- SET TASK: From the first line of the data below through the line bearing "2500, 3000, 3500];", reproduce each line exactly; do not include pictures.

[START]

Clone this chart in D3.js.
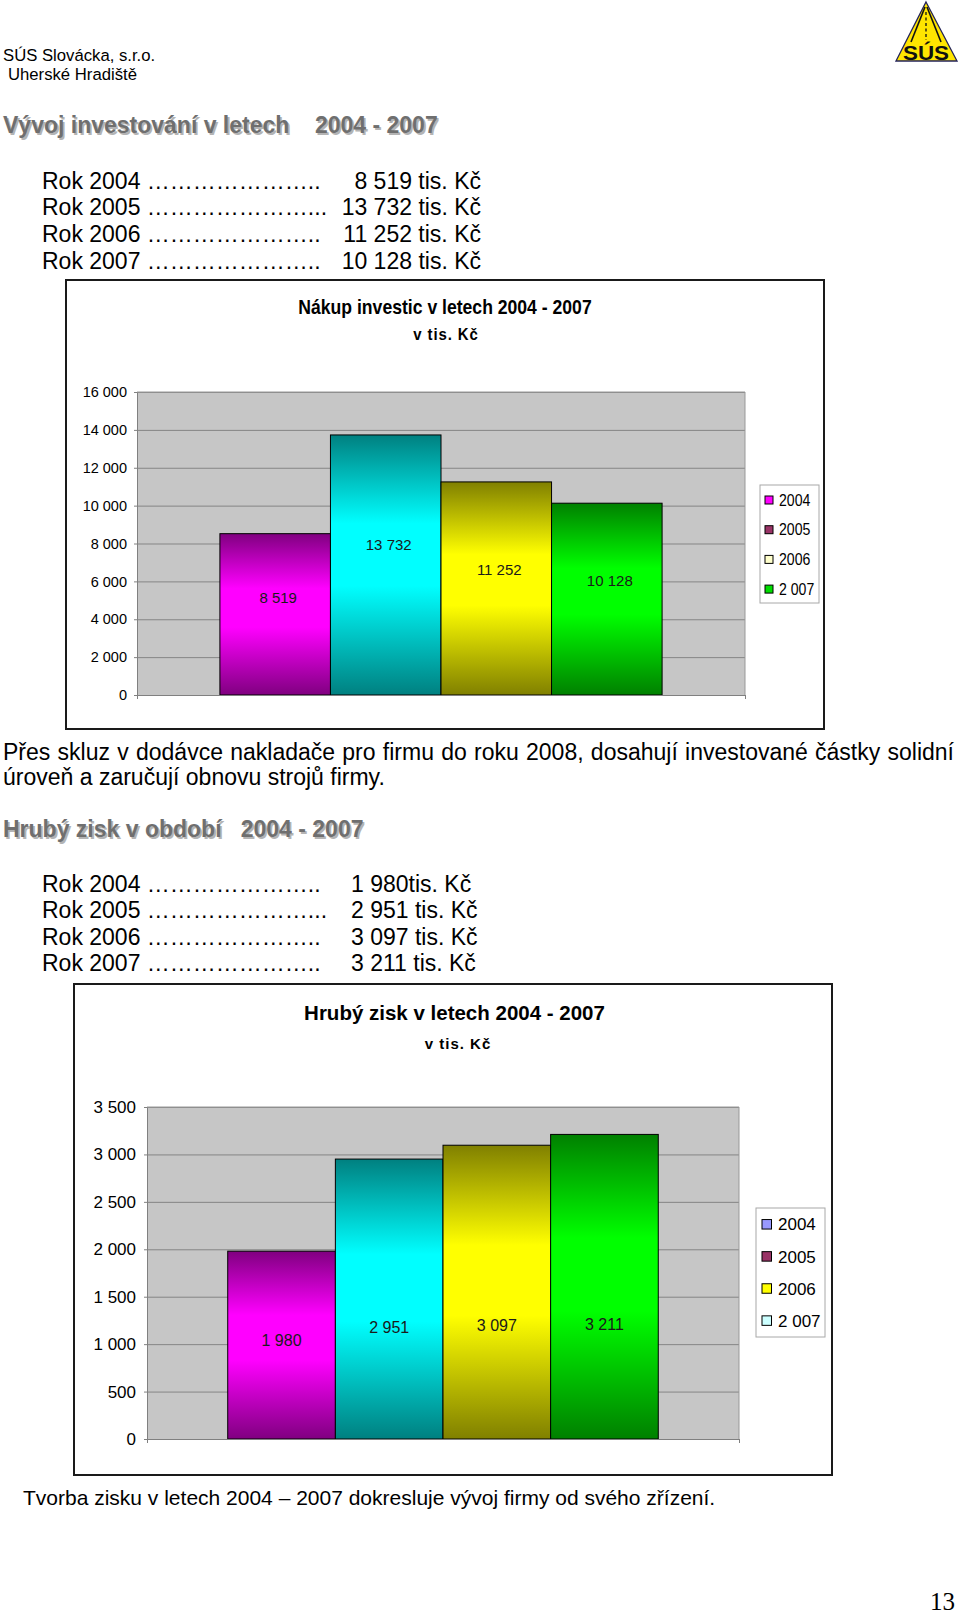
<!DOCTYPE html>
<html>
<head>
<meta charset="utf-8">
<script src="https://cdn.jsdelivr.net/npm/d3@7"></script>
<style>
  body { margin: 0; background: #fff; }
  svg { display: block; }
</style>
</head>
<body>
<svg id="page" width="960" height="1617"></svg>
<script>
// ---------- data ----------
const years = ["2004", "2005", "2006", "2007"];
const legendNames = ["2004", "2005", "2006", "2 007"];

const investValues = [8519, 13732, 11252, 10128];
const investTicks = [0, 2000, 4000, 6000, 8000, 10000, 12000, 14000, 16000];

const profitValues = [1980, 2951, 3097, 3211];
const profitTicks = [0, 500, 1000, 1500, 2000, 2500, 3000, 3500];

// text that sits around the charts
const investUnits = [" tis. Kč", " tis. Kč", " tis. Kč", " tis. Kč"];
const profitUnits = ["tis. Kč", " tis. Kč", " tis. Kč", " tis. Kč"];
const dotTails = ["..", "...", "..", ".."];
const paraLines = [
    "Přes skluz v dodávce nakladače pro firmu do roku 2008, dosahují investované částky solidní",
    "úroveň a zaručují obnovu strojů firmy."
];
const closingLine = "Tvorba zisku v letech 2004 – 2007 dokresluje vývoj firmy od svého zřízení.";

// colours (styles, kept apart from the data)
const barDark = ["#800080", "#008080", "#808000", "#008000"];
const barLight = ["#FF00FF", "#00FFFF", "#FFFF00", "#00FF00"];
const investLegendColors = ["#FF00FF", "#993366", "#FFFFCC", "#00DD00"];
const profitLegendColors = ["#9999FF", "#993366", "#FFFF00", "#CCFFFF"];

const SANS = '"Liberation Sans", Arial, Helvetica, sans-serif';
const SERIF = '"Liberation Serif", "Times New Roman", serif';

const fmt = d3.formatLocale({ decimal: ",", thousands: " ", grouping: [3], currency: ["", ""] }).format(",");

const svg = d3.select("#page").attr("font-family", SANS);
const defs = svg.append("defs");

// vertical "dark - light - dark" fills like the Excel bars
barDark.forEach((c, i) => {
    const gr = defs.append("linearGradient")
        .attr("id", "bar-grad-" + i)
        .attr("x1", 0).attr("y1", 0).attr("x2", 0).attr("y2", 1);
    [[0, c], [0.34, barLight[i]], [0.58, barLight[i]], [1, c]].forEach(s => {
        gr.append("stop").attr("offset", s[0]).attr("stop-color", s[1]);
    });
});

// squeeze text horizontally (chart 1 was pasted in narrower)
function squeeze(sel, k) {
    sel.each(function () {
        const t = d3.select(this);
        const x = +t.attr("x"), y = +t.attr("y");
        t.attr("x", 0).attr("y", 0)
            .attr("transform", `translate(${x},${y}) scale(${k},1)`);
    });
}

// ===============================
// PAGE HEADER
// ===============================
svg.append("text").attr("x", 3).attr("y", 61).attr("font-size", 16.7).text("SÚS Slovácka, s.r.o.");
svg.append("text").attr("x", 8).attr("y", 79.5).attr("font-size", 16.7).text("Uherské Hradiště");

// logo
const logo = svg.append("g");
logo.append("path")
    .attr("d", "M926,2 L957,61 L896,61 Z")
    .attr("fill", "#FFE500").attr("stroke", "#23235a").attr("stroke-width", 1.3);
logo.append("path").attr("d", "M925,7 L911,42").attr("stroke", "#111").attr("stroke-width", 1.6);
logo.append("path").attr("d", "M927,7 L941,42").attr("stroke", "#111").attr("stroke-width", 1.6);
logo.append("path").attr("d", "M926,12 L926,40").attr("stroke", "#111")
    .attr("stroke-width", 1.3).attr("stroke-dasharray", "3,2.5");
logo.append("text").attr("x", 903).attr("y", 59.5)
    .attr("font-size", 21).attr("font-weight", "bold").attr("fill", "#111")
    .attr("textLength", 46).attr("lengthAdjust", "spacingAndGlyphs")
    .text("SÚS");

function heading(text, x, y) {
    const g = svg.append("g").attr("font-size", 23).attr("font-weight", "bold");
    g.append("text").attr("x", x + 1.8).attr("y", y + 1.8).attr("fill", "#b4b4b4")
        .attr("xml:space", "preserve").style("white-space", "pre").text(text);
    g.append("text").attr("x", x).attr("y", y).attr("fill", "#6f6f6f")
        .attr("xml:space", "preserve").style("white-space", "pre").text(text);
}

function rowList(values, units, y0, step, alignRight) {
    const g = svg.append("g").attr("font-size", 23).attr("fill", "#000");
    years.forEach((yr, i) => {
        g.append("text").attr("x", 42).attr("y", y0 + i * step)
            .text("Rok " + yr + " " + "…".repeat(7) + dotTails[i]);
        g.append("text").attr("x", alignRight ? 481 : 351).attr("y", y0 + i * step)
            .attr("text-anchor", alignRight ? "end" : "start")
            .text(fmt(values[i]) + units[i]);
    });
}

heading("Vývoj investování v letech    2004 - 2007", 3, 133);
rowList(investValues, investUnits, 188.5, 26.7, true);

// ===============================
// CHARTS
// ===============================
function drawChart(o) {
    const g = svg.append("g");
    const [fx, fy, fw, fh] = o.frame;
    const [px, py, pw, ph] = o.plot;

    g.append("rect").attr("x", fx).attr("y", fy).attr("width", fw).attr("height", fh)
        .attr("fill", "#fff").attr("stroke", "#1a1a1a").attr("stroke-width", 2);

    const y = d3.scaleLinear().domain([0, d3.max(o.ticks)]).range([py + ph, py]);
    const x = d3.scaleBand().domain(years).range([px, px + pw]).paddingInner(0).paddingOuter(0.75);

    g.append("rect").attr("x", px).attr("y", py).attr("width", pw).attr("height", ph)
        .attr("fill", "#c6c6c6");

    // gridlines
    g.append("g").attr("transform", `translate(${px},0)`)
        .call(d3.axisLeft(y).tickValues(o.ticks).tickSize(-pw).tickFormat(""))
        .call(a => a.select(".domain").remove())
        .selectAll("line").attr("stroke", "#858585");

    g.append("path")
        .attr("d", `M${px},${py}H${px + pw}V${py + ph}`)
        .attr("fill", "none").attr("stroke", "#999");

    // bars
    g.selectAll(".bar").data(o.values).join("rect")
        .attr("class", "bar")
        .attr("x", (d, i) => x(years[i]))
        .attr("y", d => y(d))
        .attr("width", x.bandwidth())
        .attr("height", d => y(0) - y(d))
        .attr("fill", (d, i) => `url(#bar-grad-${i})`)
        .attr("stroke", "#000").attr("stroke-width", 1);

    // y axis
    const ya = g.append("g").attr("transform", `translate(${px},0)`)
        .call(d3.axisLeft(y).tickValues(o.ticks).tickSize(3).tickSizeOuter(0)
            .tickPadding(o.tickPad).tickFormat(fmt));
    ya.select(".domain").attr("stroke", "#808080");
    ya.selectAll("line").attr("stroke", "#808080");
    ya.selectAll("text").attr("font-family", SANS).attr("font-size", o.tickFont).attr("fill", "#000");

    // x axis (single blank category, ticks at both ends)
    const xe = d3.scaleLinear().domain([0, 1]).range([px, px + pw]);
    const xa = g.append("g").attr("transform", `translate(0,${py + ph})`)
        .call(d3.axisBottom(xe).tickValues([0, 1]).tickSize(4).tickSizeOuter(0).tickFormat(""));
    xa.select(".domain").attr("stroke", "#808080");
    xa.selectAll("line").attr("stroke", "#808080");

    // value labels (placed inside the bars, as in the workbook)
    g.selectAll(".val").data(o.values).join("text")
        .attr("class", "val")
        .attr("x", (d, i) => x(years[i]) + x.bandwidth() / 2 + o.labelDx)
        .attr("y", d => y(o.labelAt(d)))
        .attr("dy", "0.35em")
        .attr("text-anchor", "middle")
        .attr("font-size", o.labelFont)
        .attr("fill", "#1a1a1a")
        .text(d => fmt(d));

    // title
    o.title.forEach(t => {
        const tx = g.append("text").attr("x", t.x).attr("y", t.y)
            .attr("text-anchor", "middle").attr("font-weight", "bold")
            .attr("font-size", t.size).attr("letter-spacing", t.ls || 0)
            .text(t.text);
        if (o.squeeze) squeeze(tx, o.squeeze);
    });

    // legend
    const L = o.legend;
    g.append("rect").attr("x", L.box[0]).attr("y", L.box[1]).attr("width", L.box[2]).attr("height", L.box[3])
        .attr("fill", "#fff").attr("stroke", "#a8a8a8");
    legendNames.forEach((name, i) => {
        const cy = L.y0 + i * L.step;
        g.append("rect").attr("x", L.sx).attr("y", cy - L.s / 2).attr("width", L.s).attr("height", L.s)
            .attr("fill", o.legendColors[i]).attr("stroke", "#000");
        const tx = g.append("text").attr("x", L.tx).attr("y", cy).attr("dy", "0.36em")
            .attr("font-size", L.font).text(name);
        if (o.squeeze) squeeze(tx, o.squeeze);
    });
}

drawChart({
    frame: [66, 280, 758, 449],
    plot: [137, 392, 608, 303],
    values: investValues,
    ticks: investTicks,
    tickPad: 7,
    tickFont: 14.5,
    labelFont: 15,
    labelAt: v => 612 + 0.533 * v,
    labelDx: 3,
    squeeze: 0.88,
    title: [
        { text: "Nákup investic v letech 2004 - 2007", x: 445, y: 314, size: 20 },
        { text: "v tis. Kč", x: 446, y: 340, size: 17, ls: 1 }
    ],
    legendColors: investLegendColors,
    legend: { box: [760, 485, 59, 118], y0: 500, step: 29.7, sx: 765, s: 8, tx: 779, font: 16 }
});

// text between the charts
const p1 = svg.append("text").attr("x", 3).attr("y", 759.5).attr("font-size", 23).text(paraLines[0]);
const natural = p1.node().getComputedTextLength();
const gaps = paraLines[0].split(" ").length - 1;
p1.attr("word-spacing", Math.max(0, (951 - natural) / gaps));
svg.append("text").attr("x", 3).attr("y", 784.5).attr("font-size", 23).text(paraLines[1]);

heading("Hrubý zisk v období   2004 - 2007", 3, 837);
rowList(profitValues, profitUnits, 891.5, 26.5, false);

drawChart({
    frame: [74, 984, 758, 491],
    plot: [147, 1107, 592, 332],
    values: profitValues,
    ticks: profitTicks,
    tickPad: 8,
    tickFont: 17,
    labelFont: 16,
    labelAt: v => 765 + 0.138 * v,
    labelDx: 0,
    squeeze: null,
    title: [
        { text: "Hrubý zisk v letech 2004 - 2007", x: 454.5, y: 1020, size: 20.5 },
        { text: "v tis. Kč", x: 458, y: 1049, size: 15, ls: 1 }
    ],
    legendColors: profitLegendColors,
    legend: { box: [756, 1208, 69, 129], y0: 1224.3, step: 32.1, sx: 762, s: 9.5, tx: 778, font: 17 }
});

svg.append("text").attr("x", 23).attr("y", 1504.5).attr("font-size", 21).text(closingLine);

// page number
svg.append("text").attr("x", 955).attr("y", 1610).attr("text-anchor", "end")
    .attr("font-family", SERIF).attr("font-size", 25).text("13");
</script>
</body>
</html>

[END]

- EXERCISE OUTPUT:
Clone this chart in D3.js.
<!DOCTYPE html>
<html>
<head>
<meta charset="utf-8">
<script src="https://cdn.jsdelivr.net/npm/d3@7"></script>
<style>
  body { margin: 0; background: #fff; }
  svg { display: block; }
</style>
</head>
<body>
<svg id="page" width="960" height="1617"></svg>
<script>
// ---------- data ----------
const years = ["2004", "2005", "2006", "2007"];
const legendNames = ["2004", "2005", "2006", "2 007"];

const investValues = [8519, 13732, 11252, 10128];
const investTicks = [0, 2000, 4000, 6000, 8000, 10000, 12000, 14000, 16000];

const profitValues = [1980, 2951, 3097, 3211];
const profitTicks = [0, 500, 1000, 1500, 2000, 2500, 3000, 3500];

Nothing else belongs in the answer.